■ Given material ■
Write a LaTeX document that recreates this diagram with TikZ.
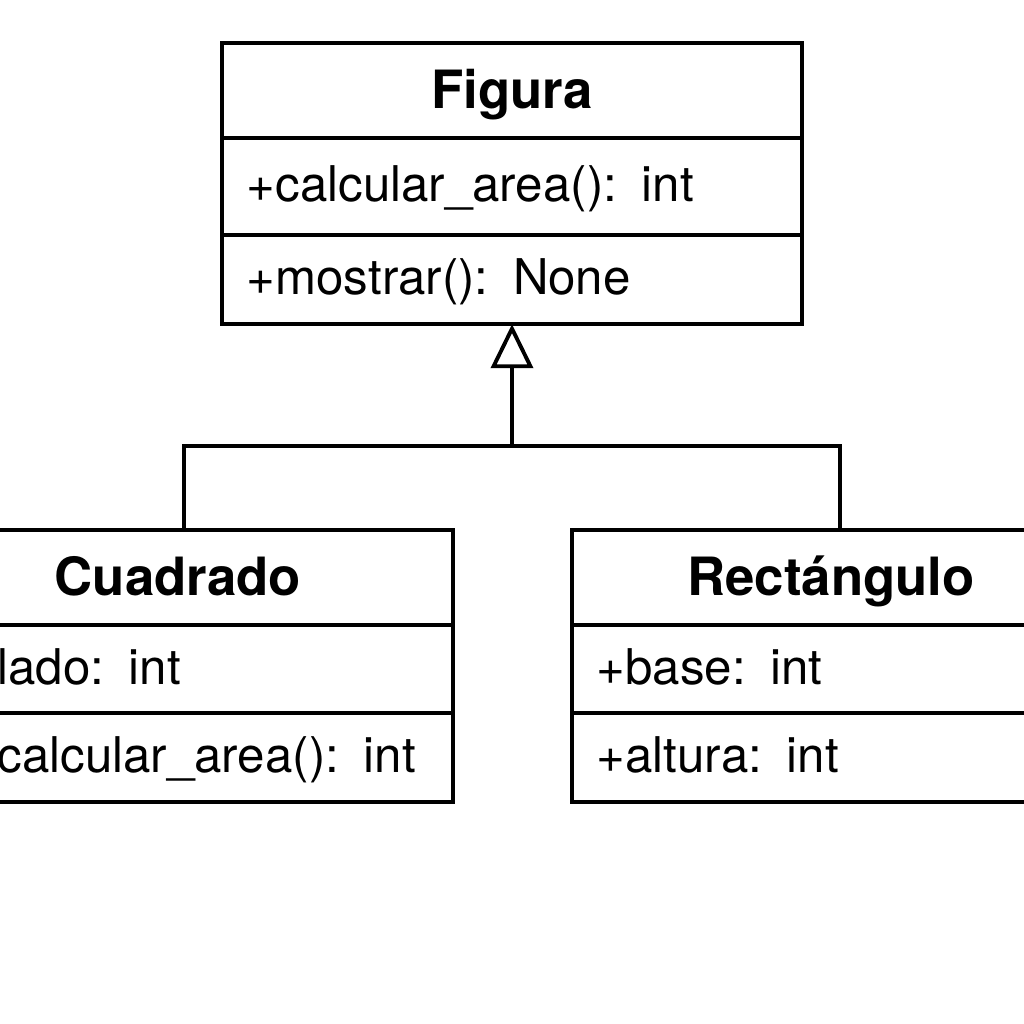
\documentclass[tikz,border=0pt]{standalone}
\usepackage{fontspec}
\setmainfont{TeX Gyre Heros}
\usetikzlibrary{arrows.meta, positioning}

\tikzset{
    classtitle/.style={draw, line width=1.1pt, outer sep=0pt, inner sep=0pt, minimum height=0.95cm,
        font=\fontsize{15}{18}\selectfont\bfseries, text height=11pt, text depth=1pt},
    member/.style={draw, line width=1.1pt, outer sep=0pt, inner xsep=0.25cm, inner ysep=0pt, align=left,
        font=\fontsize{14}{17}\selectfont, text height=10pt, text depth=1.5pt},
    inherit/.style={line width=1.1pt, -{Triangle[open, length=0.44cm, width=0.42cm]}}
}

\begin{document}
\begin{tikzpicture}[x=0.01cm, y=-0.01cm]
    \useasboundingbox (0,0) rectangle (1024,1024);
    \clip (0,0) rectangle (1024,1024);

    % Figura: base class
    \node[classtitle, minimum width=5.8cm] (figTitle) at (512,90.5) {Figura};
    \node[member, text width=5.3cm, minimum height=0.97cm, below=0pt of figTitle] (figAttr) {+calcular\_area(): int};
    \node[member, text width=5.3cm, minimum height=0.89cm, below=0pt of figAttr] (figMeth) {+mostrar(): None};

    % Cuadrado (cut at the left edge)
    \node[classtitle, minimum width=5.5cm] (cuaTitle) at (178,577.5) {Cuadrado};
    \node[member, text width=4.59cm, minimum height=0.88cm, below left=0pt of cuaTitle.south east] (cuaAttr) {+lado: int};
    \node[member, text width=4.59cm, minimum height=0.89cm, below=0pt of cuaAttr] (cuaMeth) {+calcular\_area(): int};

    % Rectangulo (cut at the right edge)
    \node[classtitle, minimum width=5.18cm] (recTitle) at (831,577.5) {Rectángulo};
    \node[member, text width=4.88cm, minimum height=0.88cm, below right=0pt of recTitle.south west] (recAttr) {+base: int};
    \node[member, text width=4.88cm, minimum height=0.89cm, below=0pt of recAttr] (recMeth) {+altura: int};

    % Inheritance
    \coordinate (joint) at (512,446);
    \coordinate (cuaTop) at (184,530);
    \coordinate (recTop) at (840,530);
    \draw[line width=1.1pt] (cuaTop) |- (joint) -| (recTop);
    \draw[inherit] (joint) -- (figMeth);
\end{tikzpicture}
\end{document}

■ The request ■
Repeat only the lines between the start of the data and the line with "below=0pt of cuaAttr]", including those two lines, and skip the pictures.

■ Solution for this task ■
Write a LaTeX document that recreates this diagram with TikZ.
\documentclass[tikz,border=0pt]{standalone}
\usepackage{fontspec}
\setmainfont{TeX Gyre Heros}
\usetikzlibrary{arrows.meta, positioning}

\tikzset{
    classtitle/.style={draw, line width=1.1pt, outer sep=0pt, inner sep=0pt, minimum height=0.95cm,
        font=\fontsize{15}{18}\selectfont\bfseries, text height=11pt, text depth=1pt},
    member/.style={draw, line width=1.1pt, outer sep=0pt, inner xsep=0.25cm, inner ysep=0pt, align=left,
        font=\fontsize{14}{17}\selectfont, text height=10pt, text depth=1.5pt},
    inherit/.style={line width=1.1pt, -{Triangle[open, length=0.44cm, width=0.42cm]}}
}

\begin{document}
\begin{tikzpicture}[x=0.01cm, y=-0.01cm]
    \useasboundingbox (0,0) rectangle (1024,1024);
    \clip (0,0) rectangle (1024,1024);

    % Figura: base class
    \node[classtitle, minimum width=5.8cm] (figTitle) at (512,90.5) {Figura};
    \node[member, text width=5.3cm, minimum height=0.97cm, below=0pt of figTitle] (figAttr) {+calcular\_area(): int};
    \node[member, text width=5.3cm, minimum height=0.89cm, below=0pt of figAttr] (figMeth) {+mostrar(): None};

    % Cuadrado (cut at the left edge)
    \node[classtitle, minimum width=5.5cm] (cuaTitle) at (178,577.5) {Cuadrado};
    \node[member, text width=4.59cm, minimum height=0.88cm, below left=0pt of cuaTitle.south east] (cuaAttr) {+lado: int};
    \node[member, text width=4.59cm, minimum height=0.89cm, below=0pt of cuaAttr] (cuaMeth) {+calcular\_area(): int};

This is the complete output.